Th State of Alaska is suing over the bad-faith actions of the federal government in its actions in the 1002 area.

“Interior’s continued and irrational opposition under the Biden Administration to responsible energy development in the Arctic continues America on a path of energy dependence instead of utilizing the vast resources we have available,” Dunleavy said. “These resources not only help our energy independence as a nation but also grow the Alaska economy and put more money in the Alaska Permanent Fund for future generations,” said Gov. Mike Dunleavy. He said he is hoping for a brighter future for Alaska with Donald Trump returning as president.

Charles Lampe, who is Kaktovik Iñupiat Corporation’s president, said Kaktovik wasn’t even included in the discussion. It is the only community within the Arctic National Wildlife Refuge.

“As the only community that exists within ANWR, Kaktovik should have been included at the policymaking table throughout this policymaking process,” said Lampe. “There’s a reason that the people of Kaktovik voted over 75% in favor of the Trump-Vance political ticket. This current administration keeps adding insult to injury with their flawed processes, falsely claiming to work with those who this will most affect.”

The oil and gas lease tracts put forward by the Biden Administration were part of a “disingenuous move designed to meet the minimum legal requirements outlined by Congress while undermining any economic potential in our region—a bad faith effort that jeopardizes the economic and cultural future of our communities for political gain,” the Voice of the Arctic Iñupiat said when the second bid tracts were revealed in December.

8 COMMENTS

  1. Certainly Russia benefits from these laws. And what price did Russia pay? And at what price does Ukraine pay? It seems there is a common denominator here. And thanks to Bitcoin, we will never know.

  2. It’s shameful how this administration puts on shows that don’t even reflect reality while undermining the very “values” they claim to hold dear.

  3. Thanks to the BIG GREEN SCAM and the Biden team, the ANWR lease sale held on the 6th of January was rigged to run oil and gas investments and bids away.

    Thank God for the State of Alaska and the AG’s Office who asked the court to address the wrongs in this Biden Oil and Gas lease sale scam.

  4. The irony of ignoring the only local residents in making decisions affecting their livelihood, safety and wellbeing by federal agencies. They do request and receive thousands of pre made fill in comments from outside people, NGOs and Alaska residents who do not live in the region. Thankful the Iñupiat leadership continues to speak out, as these lands have been inhabited for 10,000 years by the same peoples.

    The Greenland Inuit should be aware of how the US Empire manages its’ colonies, which it calls “states”, and the residents pretend are states, without actual sovereignty, like Alaska, and the suicidal national security, societal and economic policies it pursues.

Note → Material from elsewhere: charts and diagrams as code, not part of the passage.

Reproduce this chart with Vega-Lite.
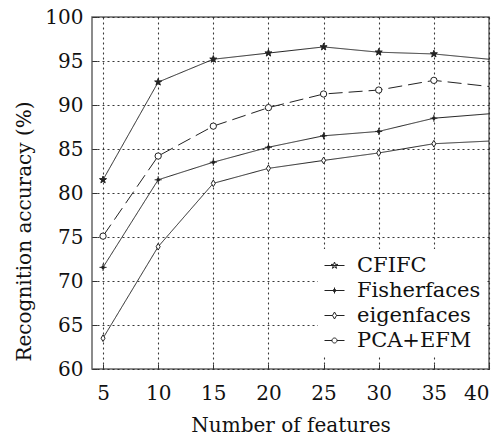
{
  "$schema": "https://vega.github.io/schema/vega-lite/v6.json",
  "width": 397,
  "height": 352,
  "autosize": {"type": "none"},
  "padding": {"left": 92, "top": 17, "right": 14, "bottom": 67},
  "background": "white",
  "config": {
    "font": "DejaVu Serif",
    "view": {"stroke": "#666", "strokeWidth": 1.5},
    "axis": {
      "labelFont": "DejaVu Serif",
      "titleFont": "DejaVu Serif",
      "labelFontSize": 20,
      "titleFontSize": 20,
      "labelColor": "#111",
      "titleColor": "#111",
      "titleFontWeight": "normal",
      "grid": true,
      "gridColor": "#222",
      "gridDash": [2, 3],
      "gridWidth": 1.1,
      "gridOpacity": 0.9,
      "domain": false,
      "ticks": true,
      "tickColor": "#333",
      "tickSize": -5
    },
    "legend": {
      "labelFont": "DejaVu Serif",
      "labelFontSize": 21,
      "labelColor": "#111"
    }
  },
  "data": {
    "values": [
      {"x": 5, "series": "CFIFC", "y": 81.5},
      {"x": 10, "series": "CFIFC", "y": 92.6},
      {"x": 15, "series": "CFIFC", "y": 95.2},
      {"x": 20, "series": "CFIFC", "y": 95.9},
      {"x": 25, "series": "CFIFC", "y": 96.6},
      {"x": 30, "series": "CFIFC", "y": 96.0},
      {"x": 35, "series": "CFIFC", "y": 95.8},
      {"x": 40, "series": "CFIFC", "y": 95.2},
      {"x": 5, "series": "Fisherfaces", "y": 71.55},
      {"x": 10, "series": "Fisherfaces", "y": 81.5},
      {"x": 15, "series": "Fisherfaces", "y": 83.5},
      {"x": 20, "series": "Fisherfaces", "y": 85.2},
      {"x": 25, "series": "Fisherfaces", "y": 86.5},
      {"x": 30, "series": "Fisherfaces", "y": 87.0},
      {"x": 35, "series": "Fisherfaces", "y": 88.5},
      {"x": 40, "series": "Fisherfaces", "y": 89.0},
      {"x": 5, "series": "eigenfaces", "y": 63.5},
      {"x": 10, "series": "eigenfaces", "y": 73.9},
      {"x": 15, "series": "eigenfaces", "y": 81.1},
      {"x": 20, "series": "eigenfaces", "y": 82.8},
      {"x": 25, "series": "eigenfaces", "y": 83.7},
      {"x": 30, "series": "eigenfaces", "y": 84.55},
      {"x": 35, "series": "eigenfaces", "y": 85.6},
      {"x": 40, "series": "eigenfaces", "y": 85.9},
      {"x": 5, "series": "PCA+EFM", "y": 75.1},
      {"x": 10, "series": "PCA+EFM", "y": 84.2},
      {"x": 15, "series": "PCA+EFM", "y": 87.6},
      {"x": 20, "series": "PCA+EFM", "y": 89.7},
      {"x": 25, "series": "PCA+EFM", "y": 91.25},
      {"x": 30, "series": "PCA+EFM", "y": 91.7},
      {"x": 35, "series": "PCA+EFM", "y": 92.8},
      {"x": 40, "series": "PCA+EFM", "y": 92.1}
    ]
  },
  "encoding": {
    "x": {
      "field": "x",
      "type": "quantitative",
      "scale": {"domain": [4, 40], "nice": false, "zero": false},
      "axis": {"values": [5, 10, 15, 20, 25, 30, 35, 40], "title": "Number of features", "labelPadding": 19, "titlePadding": 12}
    },
    "y": {
      "field": "y",
      "type": "quantitative",
      "scale": {"domain": [60, 100], "nice": false, "zero": false},
      "axis": {"values": [60, 65, 70, 75, 80, 85, 90, 95, 100], "title": "Recognition accuracy (%)", "labelPadding": 14, "titlePadding": 10, "titleY": 214}
    }
  },
  "layer": [
    {
      "mark": {"type": "line", "color": "#222", "strokeWidth": 1, "clip": true},
      "encoding": {
        "detail": {"field": "series"},
        "strokeDash": {
          "field": "series",
          "type": "nominal",
          "scale": {"domain": ["CFIFC", "Fisherfaces", "eigenfaces", "PCA+EFM"], "range": [[1, 0], [1, 0], [1, 0], [14, 6]]},
          "legend": null
        }
      }
    },
    {
      "mark": {"type": "point", "stroke": "#222", "strokeWidth": 1, "opacity": 1, "filled": false},
      "transform": [{"filter": "datum.x < 40"}],
      "encoding": {
        "shape": {
          "field": "series",
          "type": "nominal",
          "scale": {
            "domain": ["CFIFC", "Fisherfaces", "eigenfaces", "PCA+EFM"],
            "range": [
              "M0,-1L0.235,-0.324L0.951,-0.309L0.38,0.124L0.588,0.809L0,0.4L-0.588,0.809L-0.38,0.124L-0.951,-0.309L-0.235,-0.324Z",
              "M-1,0H1M0,-1V1M-0.3,-0.3H0.3V0.3H-0.3Z",
              "M0,-1L0.6,0L0,1L-0.6,0Z",
              "circle"
            ]
          },
          "legend": null
        },
        "fill": {
          "field": "series",
          "type": "nominal",
          "scale": {"domain": ["CFIFC", "Fisherfaces", "eigenfaces", "PCA+EFM"], "range": ["#222", "#222", "white", "white"]},
          "legend": null
        },
        "size": {
          "field": "series",
          "type": "nominal",
          "scale": {"domain": ["CFIFC", "Fisherfaces", "eigenfaces", "PCA+EFM"], "range": [55, 40, 70, 60]},
          "legend": null
        }
      }
    },
    {
      "mark": {"type": "point", "opacity": 0, "filled": false, "stroke": "#222"},
      "encoding": {
        "shape": {
          "field": "series",
          "type": "nominal",
          "title": null,
          "scale": {
            "domain": ["CFIFC", "Fisherfaces", "eigenfaces", "PCA+EFM"],
            "range": [
              "M-1,0H1M0,-0.35L0.082,-0.113L0.333,-0.108L0.133,0.043L0.206,0.283L0,0.14L-0.206,0.283L-0.133,0.043L-0.333,-0.108L-0.082,-0.113Z",
              "M-1,0H1M0,-0.3V0.3M-0.1,-0.1H0.1V0.1H-0.1Z",
              "M-1,0H-0.2M0.2,0H1M0,-0.35L0.2,0L0,0.35L-0.2,0Z",
              "M-1,0H-0.25M0.25,0H1M0.25,0A0.25,0.25,0,1,1,-0.25,0A0.25,0.25,0,1,1,0.25,0Z"
            ]
          },
          "legend": {
            "orient": "none",
            "legendX": 226,
            "legendY": 232,
            "fillColor": "white",
            "padding": 6,
            "symbolSize": 400,
            "symbolOpacity": 1,
            "symbolStrokeColor": "#222",
            "symbolStrokeWidth": 1,
            "rowPadding": 3,
            "labelOffset": 12,
            "encode": {
              "symbols": {
                "update": {
                  "fill": {"signal": "datum.value === 'CFIFC' || datum.value === 'Fisherfaces' ? '#222' : 'white'"},
                  "opacity": {"value": 1},
                  "strokeOpacity": {"value": 1},
                  "fillOpacity": {"value": 1}
                }
              }
            }
          }
        }
      }
    }
  ],
  "resolve": {"scale": {"shape": "independent"}}
}
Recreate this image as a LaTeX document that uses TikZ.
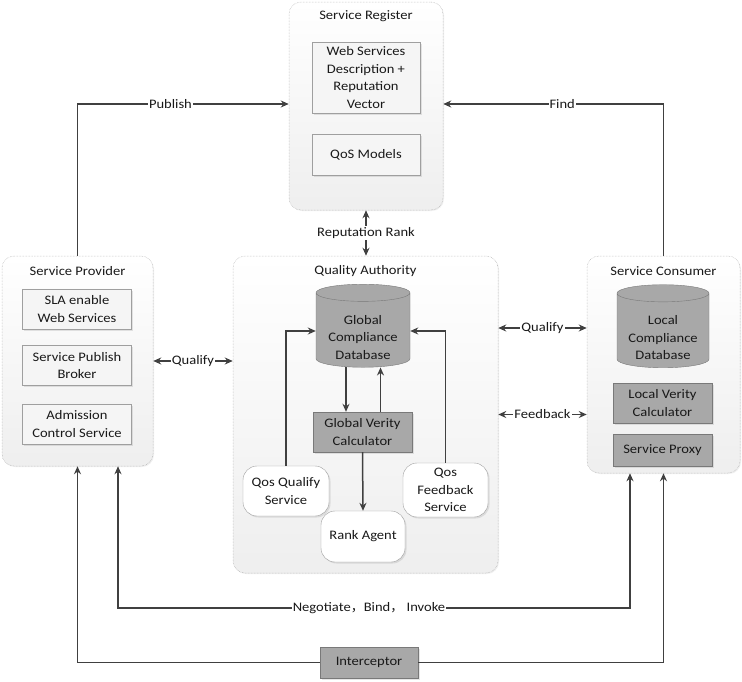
\documentclass[tikz,border=0pt]{standalone}
\usepackage{fontspec}
\setmainfont{Carlito}[FakeStretch=1.12]
\newfontfamily\cjk{Noto Sans CJK SC}
\usetikzlibrary{arrows.meta,shapes.geometric,shadows}

\tikzset{
  every node/.style={font=\fontsize{13}{17.6}\selectfont, text=black!90},
  container/.style={rounded corners=12pt, draw=gray!65, densely dotted, line width=0.5pt,
    top color=white, bottom color=gray!13,
    drop shadow={shadow xshift=1pt, shadow yshift=-1pt, opacity=0.12}},
  litebox/.style={draw=gray!75, fill=gray!8, align=center, inner sep=2pt,
    drop shadow={shadow xshift=1.5pt, shadow yshift=-1.5pt, opacity=0.2}},
  darkbox/.style={draw=gray!95!black, fill=gray!68, align=center, inner sep=2pt,
    drop shadow={shadow xshift=1.5pt, shadow yshift=-1.5pt, opacity=0.2}},
  softbox/.style={draw=gray!75, fill=white, rounded corners=14pt, align=center, inner sep=2pt,
    drop shadow={shadow xshift=1.5pt, shadow yshift=-1.5pt, opacity=0.2}},
  dbase/.style={cylinder, shape border rotate=90, aspect=0.24, draw=gray!95!black,
    fill=gray!68, align=center, inner sep=1pt},
  flow/.style={draw=black!75, line width=1.5pt, ->},
  tag/.style={fill=white, inner sep=1pt}
}

\begin{document}
\begin{tikzpicture}[x=1pt, y=-1pt, >={Stealth[length=8pt,width=7pt]}]
  \useasboundingbox (0,0) rectangle (742,681);

  % Service Register
  \node[container, minimum width=154pt, minimum height=208pt] (reg) at (366,106) {};
  \node (regt) at (366,16) {Service Register};
  \node[litebox, minimum width=108pt, minimum height=71pt] (wsd) at (366,77.5) {Web Services\\Description +\\Reputation\\Vector};
  \node[litebox, minimum width=108pt, minimum height=41pt] (qos) at (366,154.5) {QoS Models};

  % Service Provider
  \node[container, minimum width=151pt, minimum height=210pt] (sp) at (77.5,361) {};
  \node (spt) at (77.5,271) {Service Provider};
  \node[litebox, minimum width=109pt, minimum height=40pt] (sla) at (77,309) {SLA enable\\Web Services};
  \node[litebox, minimum width=109pt, minimum height=40pt] (spb) at (77,365.5) {Service Publish\\Broker};
  \node[litebox, minimum width=109pt, minimum height=40pt] (acs) at (77,424) {Admission\\Control Service};

  % Quality Authority
  \node[container, minimum width=265pt, minimum height=317pt] (qa) at (365.5,414.5) {};
  \node (qat) at (365.5,271) {Quality Authority};
  \node[dbase, minimum width=94pt, minimum height=78pt] (gcd) at (363,331) {\mbox{}\\[4pt]Global\\Compliance\\Database};
  \node[darkbox, minimum width=99pt, minimum height=40pt] (gvc) at (362.5,432) {Global Verity\\Calculator};
  \node[softbox, minimum width=86pt, minimum height=50pt] (qqs) at (286,491) {Qos Qualify\\Service};
  \node[softbox, minimum width=84pt, minimum height=51pt] (rank) at (363,536.5) {Rank Agent};
  \node[softbox, minimum width=85pt, minimum height=54pt] (qfs) at (445.5,490) {Qos\\Feedback\\Service};

  % Service Consumer
  \node[container, minimum width=153pt, minimum height=217pt] (sc) at (663.5,364.5) {};
  \node (sct) at (663.5,271) {Service Consumer};
  \node[dbase, minimum width=92pt, minimum height=83pt] (lcd) at (663,331.5) {\mbox{}\\[4pt]Local\\Compliance\\Database};
  \node[darkbox, minimum width=99pt, minimum height=40pt] (lvc) at (662.5,403) {Local Verity\\Calculator};
  \node[darkbox, minimum width=99pt, minimum height=32pt] (proxy) at (662.5,450) {Service Proxy};

  % bottom
  \node[darkbox, minimum width=98pt, minimum height=31pt] (icp) at (369,662.5) {Interceptor};
  \node[tag] (nego) at (369,608) {Negotiate{\cjk ，}Bind{\cjk ，} Invoke};

  % connectors
  \draw[flow] (sp.north) |- node[tag, pos=0.72] {Publish} ([yshift=2pt]reg.west);
  \draw[flow] (sc.north) |- node[tag, pos=0.73] {Find} ([yshift=2pt]reg.east);
  \draw[flow, <->] (reg.south) -- node[tag] {Reputation Rank} (reg.south |- qa.north);
  \draw[flow, <->] (sp.east) -- node[tag] {Qualify} (sp.east -| qa.west);
  \draw[flow, <->] ([yshift=86.5pt]qa.east) -- node[tag] {Qualify} ([yshift=86.5pt]qa.east -| sc.west);
  \draw[flow, <->] (qa.east) -- node[tag] {Feedback} (qa.east -| sc.west);

  \draw[flow] (qqs.north) |- (gcd.west);
  \draw[flow] (qfs.north) |- (gcd.east);
  \draw[flow] ([xshift=-17pt]gcd.south) -- ([xshift=-17pt]gcd.south |- gvc.north);
  \draw[flow] ([xshift=18pt]gvc.north) -- ([xshift=18pt]gvc.north |- gcd.south);
  \draw[flow] (gvc.south) -- (rank.north);

  \draw[flow] (nego) -| ([xshift=40.5pt]sp.south);
  \draw[flow] (nego) -| ([xshift=-33.5pt]sc.south);
  \draw[flow] (icp.west) -| (sp.south);
  \draw[flow] (icp.east) -| (sc.south);
\end{tikzpicture}
\end{document}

    Greenland is better off independent, or they will end up like us, a decaying, failing Empire, whose people abandoned the unique and sacred concept of a Constitutional Republic from which we were given by the patriots who fought and died for it, 250 years ago.

  5. The Native American population needs to realize that they’re merely pawns for the Democrat elite. The few who act as a voice prosper but, not unlike the black population, the majority get nothing. With Mary P gone and Deb Haaland on her way out perhaps this can be corrected.